Tuesday, February 14, 2006


That Fudd -- as in Elmer --you waskaly wabbit ---

Great white hunter extrordinaire -- and piggish to boot.

The news reports say that after Whittington had gotten off his shot and went looking for his bird, Cheney and the other hunter went to another spot where they saw a covey of quail. Texas quail might be different from Missouri quail, but in Missouri when a shotgun goes off, every quail within earshot gets the hell out of Dodge. The story doesn't make sense.

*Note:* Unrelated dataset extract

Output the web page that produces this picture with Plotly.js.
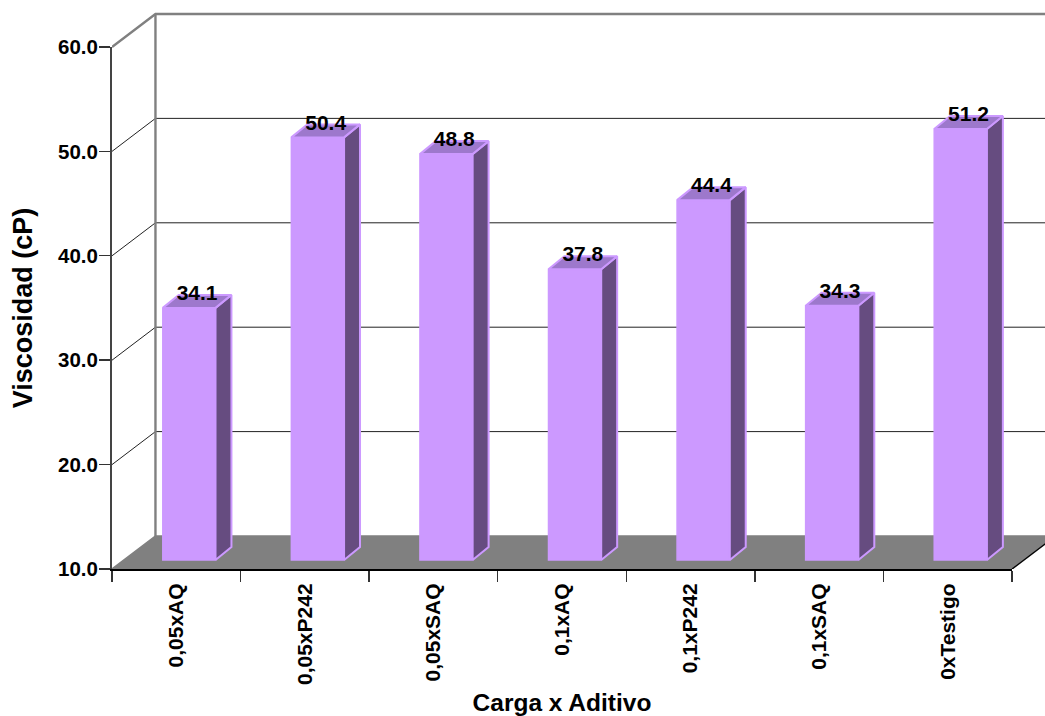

None of the stories have commented on the fact that they were "road hunting", or hunting from a car. That is just about the lowest kind of low-rent, dishonorable kind of hunting there is (the phrase "road hunting" is often used synonymously with "poaching"). When I was growing up in Missouri, I went pheasant or quail hunting on scores of occasions with my Dad and others. We never would have hunted from a vehicle and it was an insult to even suggest that someone might. It was considered dangerous and declasse, as it was too great an advantage for the hunter to be "fair". It most states, including Texas, it is also illegal: "It is unlawful to hunt from or by means of motor-driven vehicles and land conveyances or aircraft of any kind except paraplegics and single or double amputees of legs may hunt from stationary motor-driven vehicles or land conveyances." However, Texas exempts private property owners from the prohibition when they are on their own land and Cheney was with the property owner on his ranch.

But it is still really tacky.

Hunting quail in Texas requires an "Upland game bird stamp", which costs $7. This is a relatively new requirement, but I'll bet Cheney didn't have one.

The spin is that Whittington "came up from behind the Vice President", implying that he snuck up on him or was somehow partially responsible because Cheney didn't know he was there. When hunting, it is bad form to walk in front of someone's gun. When given a choice, one would always approach another hunter from behind.

Cheney has gotten negative press in the past for participating in "canned hunts" and a couple of years ago he got really negative press for going on a canned pheasant hunt in Pennsylvania where he got between 70 and 95 birds (depending on which report is to be believed). The typical daily limit in places like Iowa and South Dakota, where there are many more pheasants than Pennsylvania, is 3 or 5 per day and a possession limit of 15 or 20. To many of our milieu, hunting is hunting is hunting and the distinctions noted above aren't that big of a deal.

To hunters, these are important distinctions. Hunting regulations are strictly enforced in most states and every sixpack Joe knows he better abide by them or he'll get in trouble. Most hunters aren't affluent suede vest guys, they are working class guys within a couple of generations of agriculatural roots. The gluttony of shooting 70 pheasant in a day is almost impossible for them to comprehend. Focusing on the kill rather than the hunt is frowned upon. Killing more than you can eat is frowned upon. Canned hunts and that kind of over-indulgence is for the Rambo hunters, who are not thought highly of by the old-fashioned Izaak Walton league type of guys, like my Dad.

Present score:
Birds zero
Veep - one elderly, rich, white, Republican trial lawyer

Quote from Cheney: We are trying everything we can to solve the Social Security problem, everyone has to help out.